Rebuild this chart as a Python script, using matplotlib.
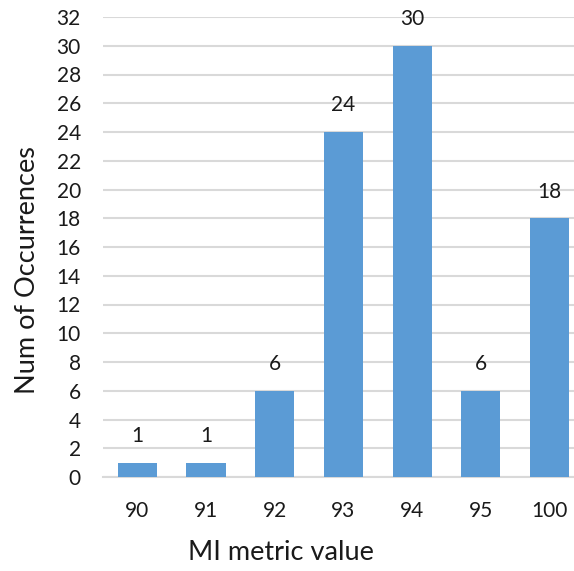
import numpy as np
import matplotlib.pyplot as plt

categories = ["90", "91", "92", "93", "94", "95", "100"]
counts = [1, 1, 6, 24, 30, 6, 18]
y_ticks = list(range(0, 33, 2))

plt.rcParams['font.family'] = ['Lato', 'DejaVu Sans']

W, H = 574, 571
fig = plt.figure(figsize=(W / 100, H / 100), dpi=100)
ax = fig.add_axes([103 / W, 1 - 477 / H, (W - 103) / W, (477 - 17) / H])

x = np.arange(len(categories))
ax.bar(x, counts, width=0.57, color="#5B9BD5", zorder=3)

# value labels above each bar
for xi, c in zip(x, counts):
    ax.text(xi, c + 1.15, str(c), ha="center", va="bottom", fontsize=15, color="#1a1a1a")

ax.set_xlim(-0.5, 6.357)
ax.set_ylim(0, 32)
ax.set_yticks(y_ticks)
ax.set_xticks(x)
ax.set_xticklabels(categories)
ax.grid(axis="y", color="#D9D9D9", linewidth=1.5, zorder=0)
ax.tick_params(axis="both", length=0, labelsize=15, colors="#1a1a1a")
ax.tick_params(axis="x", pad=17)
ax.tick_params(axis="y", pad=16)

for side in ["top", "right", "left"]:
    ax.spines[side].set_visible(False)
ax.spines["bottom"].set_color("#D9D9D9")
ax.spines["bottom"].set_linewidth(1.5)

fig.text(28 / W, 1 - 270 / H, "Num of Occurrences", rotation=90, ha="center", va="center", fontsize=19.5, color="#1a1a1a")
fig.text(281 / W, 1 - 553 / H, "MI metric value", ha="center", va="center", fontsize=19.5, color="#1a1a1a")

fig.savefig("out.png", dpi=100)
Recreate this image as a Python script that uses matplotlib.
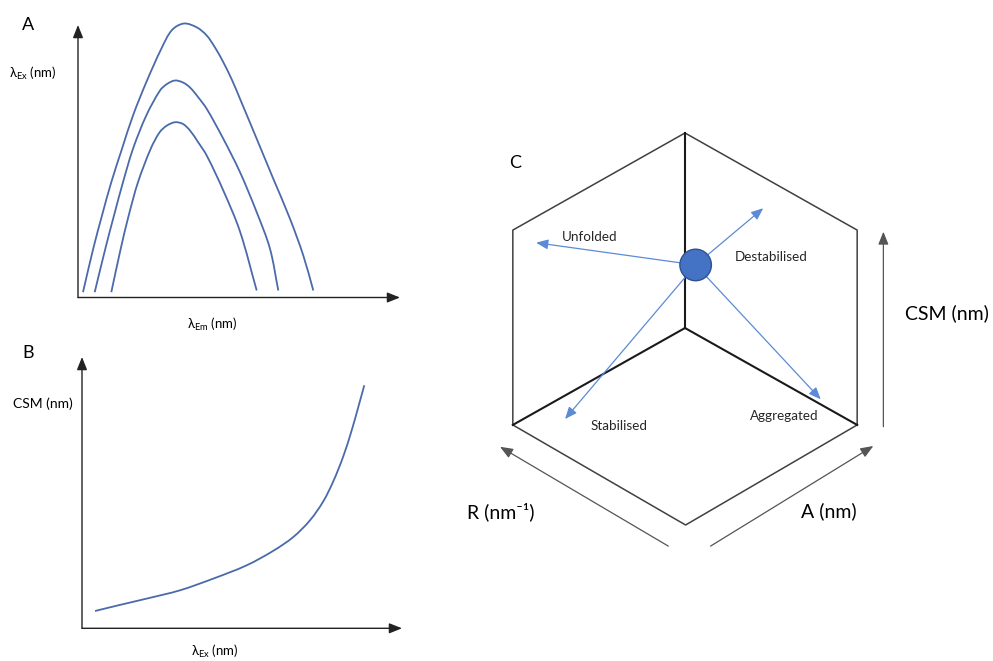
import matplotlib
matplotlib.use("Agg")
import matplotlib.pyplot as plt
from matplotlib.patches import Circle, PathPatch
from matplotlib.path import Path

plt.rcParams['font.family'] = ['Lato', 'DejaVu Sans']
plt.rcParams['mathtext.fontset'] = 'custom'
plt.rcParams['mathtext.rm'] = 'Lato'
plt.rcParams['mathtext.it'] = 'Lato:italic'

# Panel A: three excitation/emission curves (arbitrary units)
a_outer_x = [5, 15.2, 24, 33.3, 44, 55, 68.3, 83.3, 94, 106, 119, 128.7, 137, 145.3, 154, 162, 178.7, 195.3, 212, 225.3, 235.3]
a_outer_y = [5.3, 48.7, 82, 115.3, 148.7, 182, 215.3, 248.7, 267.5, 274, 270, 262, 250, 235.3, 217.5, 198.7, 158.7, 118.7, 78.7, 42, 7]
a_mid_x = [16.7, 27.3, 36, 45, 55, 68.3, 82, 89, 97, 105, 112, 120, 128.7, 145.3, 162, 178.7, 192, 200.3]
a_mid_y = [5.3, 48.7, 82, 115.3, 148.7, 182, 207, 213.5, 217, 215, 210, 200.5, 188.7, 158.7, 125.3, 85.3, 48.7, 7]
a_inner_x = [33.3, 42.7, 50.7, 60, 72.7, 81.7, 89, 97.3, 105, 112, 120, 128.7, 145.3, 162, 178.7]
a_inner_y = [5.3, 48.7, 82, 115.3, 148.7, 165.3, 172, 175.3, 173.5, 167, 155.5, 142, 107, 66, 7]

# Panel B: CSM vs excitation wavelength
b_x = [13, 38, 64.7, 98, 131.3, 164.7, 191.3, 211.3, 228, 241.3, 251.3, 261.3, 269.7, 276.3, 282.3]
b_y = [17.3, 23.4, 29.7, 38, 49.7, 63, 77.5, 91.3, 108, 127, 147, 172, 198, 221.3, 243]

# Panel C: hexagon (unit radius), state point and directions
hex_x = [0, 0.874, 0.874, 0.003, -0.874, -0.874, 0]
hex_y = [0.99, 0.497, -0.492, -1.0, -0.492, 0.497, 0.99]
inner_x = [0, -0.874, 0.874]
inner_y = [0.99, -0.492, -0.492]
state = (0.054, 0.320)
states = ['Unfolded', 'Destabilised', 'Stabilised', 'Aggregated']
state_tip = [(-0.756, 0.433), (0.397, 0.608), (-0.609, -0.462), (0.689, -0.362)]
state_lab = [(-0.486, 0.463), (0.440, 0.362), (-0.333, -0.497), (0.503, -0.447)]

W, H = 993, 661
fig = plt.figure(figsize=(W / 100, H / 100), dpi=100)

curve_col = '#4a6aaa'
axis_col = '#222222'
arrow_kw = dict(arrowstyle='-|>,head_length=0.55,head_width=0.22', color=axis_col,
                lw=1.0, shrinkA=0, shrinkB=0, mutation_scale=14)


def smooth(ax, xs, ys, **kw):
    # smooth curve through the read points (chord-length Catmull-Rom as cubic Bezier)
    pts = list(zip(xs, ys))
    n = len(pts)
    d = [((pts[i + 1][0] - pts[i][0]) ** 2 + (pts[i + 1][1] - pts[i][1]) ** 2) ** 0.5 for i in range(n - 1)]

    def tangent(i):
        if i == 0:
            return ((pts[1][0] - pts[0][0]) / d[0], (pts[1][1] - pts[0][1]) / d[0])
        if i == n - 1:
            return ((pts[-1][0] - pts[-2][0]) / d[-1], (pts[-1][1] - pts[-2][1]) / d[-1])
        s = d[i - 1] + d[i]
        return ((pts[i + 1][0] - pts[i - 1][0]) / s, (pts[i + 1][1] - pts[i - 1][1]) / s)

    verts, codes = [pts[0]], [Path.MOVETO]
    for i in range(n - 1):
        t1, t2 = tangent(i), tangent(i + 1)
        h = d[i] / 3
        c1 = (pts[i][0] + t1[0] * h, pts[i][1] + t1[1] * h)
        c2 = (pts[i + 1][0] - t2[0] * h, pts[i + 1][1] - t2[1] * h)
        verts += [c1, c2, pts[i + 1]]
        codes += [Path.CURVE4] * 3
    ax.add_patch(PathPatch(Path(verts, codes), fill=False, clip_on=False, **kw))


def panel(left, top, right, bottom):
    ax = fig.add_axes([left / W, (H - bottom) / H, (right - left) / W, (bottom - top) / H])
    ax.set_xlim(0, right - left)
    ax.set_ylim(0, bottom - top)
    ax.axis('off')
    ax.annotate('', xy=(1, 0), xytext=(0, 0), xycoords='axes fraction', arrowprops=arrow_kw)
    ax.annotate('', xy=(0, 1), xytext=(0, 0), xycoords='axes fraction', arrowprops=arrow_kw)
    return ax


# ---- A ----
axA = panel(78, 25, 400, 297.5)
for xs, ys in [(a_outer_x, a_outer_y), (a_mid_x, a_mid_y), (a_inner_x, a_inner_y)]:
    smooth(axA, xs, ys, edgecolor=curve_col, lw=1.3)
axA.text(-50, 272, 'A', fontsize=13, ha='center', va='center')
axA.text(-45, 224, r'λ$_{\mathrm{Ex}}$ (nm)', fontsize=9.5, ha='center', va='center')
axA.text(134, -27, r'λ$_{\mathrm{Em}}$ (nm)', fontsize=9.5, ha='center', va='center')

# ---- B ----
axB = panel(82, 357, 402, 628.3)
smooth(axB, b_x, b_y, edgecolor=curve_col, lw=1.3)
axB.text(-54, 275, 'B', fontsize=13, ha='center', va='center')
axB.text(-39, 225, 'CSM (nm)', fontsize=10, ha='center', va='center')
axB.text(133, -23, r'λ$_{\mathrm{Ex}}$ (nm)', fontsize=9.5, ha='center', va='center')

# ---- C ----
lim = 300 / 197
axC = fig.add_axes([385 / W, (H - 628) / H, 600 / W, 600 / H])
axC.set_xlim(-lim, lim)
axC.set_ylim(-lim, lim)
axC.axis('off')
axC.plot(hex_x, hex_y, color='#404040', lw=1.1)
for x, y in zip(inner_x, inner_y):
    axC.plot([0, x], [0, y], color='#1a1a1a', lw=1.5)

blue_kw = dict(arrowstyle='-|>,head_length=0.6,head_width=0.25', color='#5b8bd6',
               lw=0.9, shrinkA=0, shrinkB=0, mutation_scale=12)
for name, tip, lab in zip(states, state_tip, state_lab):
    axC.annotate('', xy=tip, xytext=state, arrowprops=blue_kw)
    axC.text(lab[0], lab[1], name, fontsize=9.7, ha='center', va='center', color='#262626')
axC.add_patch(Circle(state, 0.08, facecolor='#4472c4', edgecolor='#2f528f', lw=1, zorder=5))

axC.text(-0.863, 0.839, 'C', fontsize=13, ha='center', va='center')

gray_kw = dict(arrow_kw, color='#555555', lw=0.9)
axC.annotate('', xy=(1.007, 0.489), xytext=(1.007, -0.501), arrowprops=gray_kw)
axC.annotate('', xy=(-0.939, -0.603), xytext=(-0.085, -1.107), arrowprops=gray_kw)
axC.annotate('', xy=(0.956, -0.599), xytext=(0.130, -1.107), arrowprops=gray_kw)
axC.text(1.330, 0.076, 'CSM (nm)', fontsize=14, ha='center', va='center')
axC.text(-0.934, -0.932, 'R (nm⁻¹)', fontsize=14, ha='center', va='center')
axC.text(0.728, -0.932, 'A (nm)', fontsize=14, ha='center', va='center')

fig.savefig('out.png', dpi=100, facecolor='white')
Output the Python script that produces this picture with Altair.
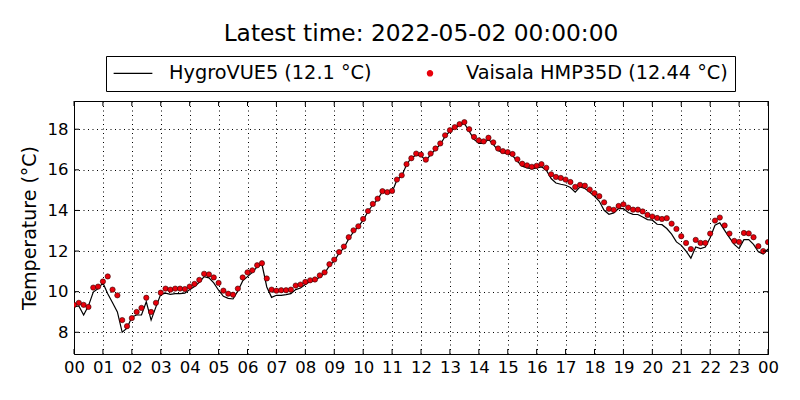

----

**REQUEST**.
Make an exact copy of the lines from the one holding "Recreate this image" through the one holding "plt.rcParams['mathtext.it'] = 'Lato:italic'", end lines included, without the pictures.

**THE ANSWER**.
Recreate this image as a Python script that uses matplotlib.
import matplotlib
matplotlib.use("Agg")
import matplotlib.pyplot as plt
from matplotlib.patches import Circle, PathPatch
from matplotlib.path import Path

plt.rcParams['font.family'] = ['Lato', 'DejaVu Sans']
plt.rcParams['mathtext.fontset'] = 'custom'
plt.rcParams['mathtext.rm'] = 'Lato'
plt.rcParams['mathtext.it'] = 'Lato:italic'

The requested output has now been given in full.